** START OF SUPPLIED INFORMATION **

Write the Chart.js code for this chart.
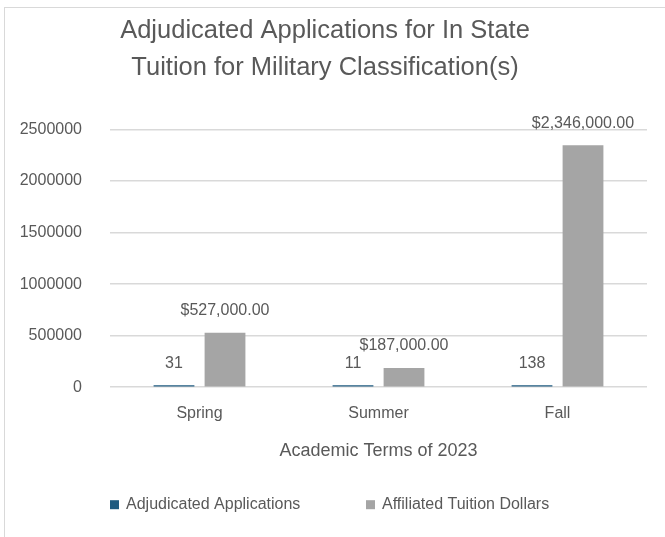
<!DOCTYPE html>
<html>
<head>
<meta charset="utf-8">
<script src="https://cdn.jsdelivr.net/npm/chart.js@4.4.1/dist/chart.umd.min.js"></script>
<style>
  html, body { margin: 0; padding: 0; background: #ffffff; overflow: hidden; }
  #frame { position: absolute; left: 4px; top: 7px; width: 700px; height: 600px; border: 1.5px solid #d9d9d9; box-sizing: border-box; }
  #wrap { position: absolute; left: 0; top: 0; width: 665px; height: 537px; }
</style>
</head>
<body>
<div id="frame"></div>
<div id="wrap"><canvas id="c" width="665" height="537"></canvas></div>
<script>
const categories = ["Spring", "Summer", "Fall"];
const seriesNames = ["Adjudicated Applications", "Affiliated Tuition Dollars"];
const adjudicatedApplications = [31, 11, 138];
const affiliatedTuitionDollars = [527000, 187000, 2346000];
const yTicks = [0, 500000, 1000000, 1500000, 2000000, 2500000];
const chartTitle = ["Adjudicated Applications for In State", "Tuition for Military Classification(s)"];
const xAxisTitle = "Academic Terms of 2023";

const FONT = "'Liberation Sans', Arial, sans-serif";
const TEXT = "#595959";
const COLORS = ["#1F5B80", "#A5A5A5"];

const fmt = [
  v => String(v),
  v => "$" + v.toLocaleString("en-US", { minimumFractionDigits: 2, maximumFractionDigits: 2 })
];

const valueLabels = {
  id: "valueLabels",
  afterDatasetsDraw(chart) {
    const ctx = chart.ctx;
    ctx.save();
    ctx.font = "16px " + FONT;
    ctx.fillStyle = TEXT;
    ctx.textAlign = "center";
    ctx.textBaseline = "middle";
    chart.data.datasets.forEach((ds, di) => {
      const meta = chart.getDatasetMeta(di);
      meta.data.forEach((bar, i) => {
        ctx.fillText(fmt[di](ds.data[i]), bar.x, bar.y - 22);
      });
    });
    ctx.restore();
  }
};

const bottomLegend = {
  id: "bottomLegend",
  afterDraw(chart) {
    const ctx = chart.ctx;
    const area = chart.chartArea;
    ctx.save();
    ctx.font = "16px " + FONT;
    ctx.textBaseline = "middle";
    ctx.textAlign = "left";
    const y = area.bottom + 117;
    const starts = [area.left, area.left + 256];
    chart.data.datasets.forEach((ds, di) => {
      const x = starts[di];
      ctx.fillStyle = ds.backgroundColor;
      ctx.fillRect(x, y - 4, 9, 9);
      ctx.fillStyle = TEXT;
      ctx.fillText(ds.label, x + 16, y);
    });
    ctx.restore();
  }
};

new Chart(document.getElementById("c"), {
  type: "bar",
  data: {
    labels: categories,
    datasets: [
      { label: seriesNames[0], data: adjudicatedApplications, backgroundColor: COLORS[0], minBarLength: 2 },
      { label: seriesNames[1], data: affiliatedTuitionDollars, backgroundColor: COLORS[1] }
    ]
  },
  options: {
    responsive: false,
    animation: false,
    devicePixelRatio: 1,
    categoryPercentage: 0.57,
    barPercentage: 0.8,
    layout: { padding: { left: 3, right: 18, top: 0, bottom: 73 } },
    plugins: {
      legend: { display: false },
      tooltip: { enabled: false },
      title: {
        display: true,
        text: chartTitle,
        color: TEXT,
        font: { family: FONT, size: 25.5, weight: "normal", lineHeight: 1.46 },
        padding: { top: 12, bottom: 43 }
      }
    },
    scales: {
      x: {
        grid: { display: false, drawTicks: false },
        border: { display: false },
        ticks: { color: TEXT, font: { family: FONT, size: 16 }, padding: 17 },
        title: { display: true, text: xAxisTitle, color: TEXT, font: { family: FONT, size: 18 }, padding: { top: 0, bottom: 2 } }
      },
      y: {
        min: 0,
        max: 2500000,
        afterBuildTicks: s => { s.ticks = yTicks.map(v => ({ value: v })); },
        afterFit: s => { s.width = 107; },
        grid: { color: "#D9D9D9", lineWidth: 1.5, drawTicks: false },
        border: { display: false },
        ticks: { color: TEXT, font: { family: FONT, size: 16 }, padding: 28, callback: v => String(v) }
      }
    }
  },
  plugins: [valueLabels, bottomLegend]
});
</script>
</body>
</html>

** END OF SUPPLIED INFORMATION **

Give the data above again in full and unchanged, skipping the pictures.

Write the Chart.js code for this chart.
<!DOCTYPE html>
<html>
<head>
<meta charset="utf-8">
<script src="https://cdn.jsdelivr.net/npm/chart.js@4.4.1/dist/chart.umd.min.js"></script>
<style>
  html, body { margin: 0; padding: 0; background: #ffffff; overflow: hidden; }
  #frame { position: absolute; left: 4px; top: 7px; width: 700px; height: 600px; border: 1.5px solid #d9d9d9; box-sizing: border-box; }
  #wrap { position: absolute; left: 0; top: 0; width: 665px; height: 537px; }
</style>
</head>
<body>
<div id="frame"></div>
<div id="wrap"><canvas id="c" width="665" height="537"></canvas></div>
<script>
const categories = ["Spring", "Summer", "Fall"];
const seriesNames = ["Adjudicated Applications", "Affiliated Tuition Dollars"];
const adjudicatedApplications = [31, 11, 138];
const affiliatedTuitionDollars = [527000, 187000, 2346000];
const yTicks = [0, 500000, 1000000, 1500000, 2000000, 2500000];
const chartTitle = ["Adjudicated Applications for In State", "Tuition for Military Classification(s)"];
const xAxisTitle = "Academic Terms of 2023";

const FONT = "'Liberation Sans', Arial, sans-serif";
const TEXT = "#595959";
const COLORS = ["#1F5B80", "#A5A5A5"];

const fmt = [
  v => String(v),
  v => "$" + v.toLocaleString("en-US", { minimumFractionDigits: 2, maximumFractionDigits: 2 })
];

const valueLabels = {
  id: "valueLabels",
  afterDatasetsDraw(chart) {
    const ctx = chart.ctx;
    ctx.save();
    ctx.font = "16px " + FONT;
    ctx.fillStyle = TEXT;
    ctx.textAlign = "center";
    ctx.textBaseline = "middle";
    chart.data.datasets.forEach((ds, di) => {
      const meta = chart.getDatasetMeta(di);
      meta.data.forEach((bar, i) => {
        ctx.fillText(fmt[di](ds.data[i]), bar.x, bar.y - 22);
      });
    });
    ctx.restore();
  }
};

const bottomLegend = {
  id: "bottomLegend",
  afterDraw(chart) {
    const ctx = chart.ctx;
    const area = chart.chartArea;
    ctx.save();
    ctx.font = "16px " + FONT;
    ctx.textBaseline = "middle";
    ctx.textAlign = "left";
    const y = area.bottom + 117;
    const starts = [area.left, area.left + 256];
    chart.data.datasets.forEach((ds, di) => {
      const x = starts[di];
      ctx.fillStyle = ds.backgroundColor;
      ctx.fillRect(x, y - 4, 9, 9);
      ctx.fillStyle = TEXT;
      ctx.fillText(ds.label, x + 16, y);
    });
    ctx.restore();
  }
};

new Chart(document.getElementById("c"), {
  type: "bar",
  data: {
    labels: categories,
    datasets: [
      { label: seriesNames[0], data: adjudicatedApplications, backgroundColor: COLORS[0], minBarLength: 2 },
      { label: seriesNames[1], data: affiliatedTuitionDollars, backgroundColor: COLORS[1] }
    ]
  },
  options: {
    responsive: false,
    animation: false,
    devicePixelRatio: 1,
    categoryPercentage: 0.57,
    barPercentage: 0.8,
    layout: { padding: { left: 3, right: 18, top: 0, bottom: 73 } },
    plugins: {
      legend: { display: false },
      tooltip: { enabled: false },
      title: {
        display: true,
        text: chartTitle,
        color: TEXT,
        font: { family: FONT, size: 25.5, weight: "normal", lineHeight: 1.46 },
        padding: { top: 12, bottom: 43 }
      }
    },
    scales: {
      x: {
        grid: { display: false, drawTicks: false },
        border: { display: false },
        ticks: { color: TEXT, font: { family: FONT, size: 16 }, padding: 17 },
        title: { display: true, text: xAxisTitle, color: TEXT, font: { family: FONT, size: 18 }, padding: { top: 0, bottom: 2 } }
      },
      y: {
        min: 0,
        max: 2500000,
        afterBuildTicks: s => { s.ticks = yTicks.map(v => ({ value: v })); },
        afterFit: s => { s.width = 107; },
        grid: { color: "#D9D9D9", lineWidth: 1.5, drawTicks: false },
        border: { display: false },
        ticks: { color: TEXT, font: { family: FONT, size: 16 }, padding: 28, callback: v => String(v) }
      }
    }
  },
  plugins: [valueLabels, bottomLegend]
});
</script>
</body>
</html>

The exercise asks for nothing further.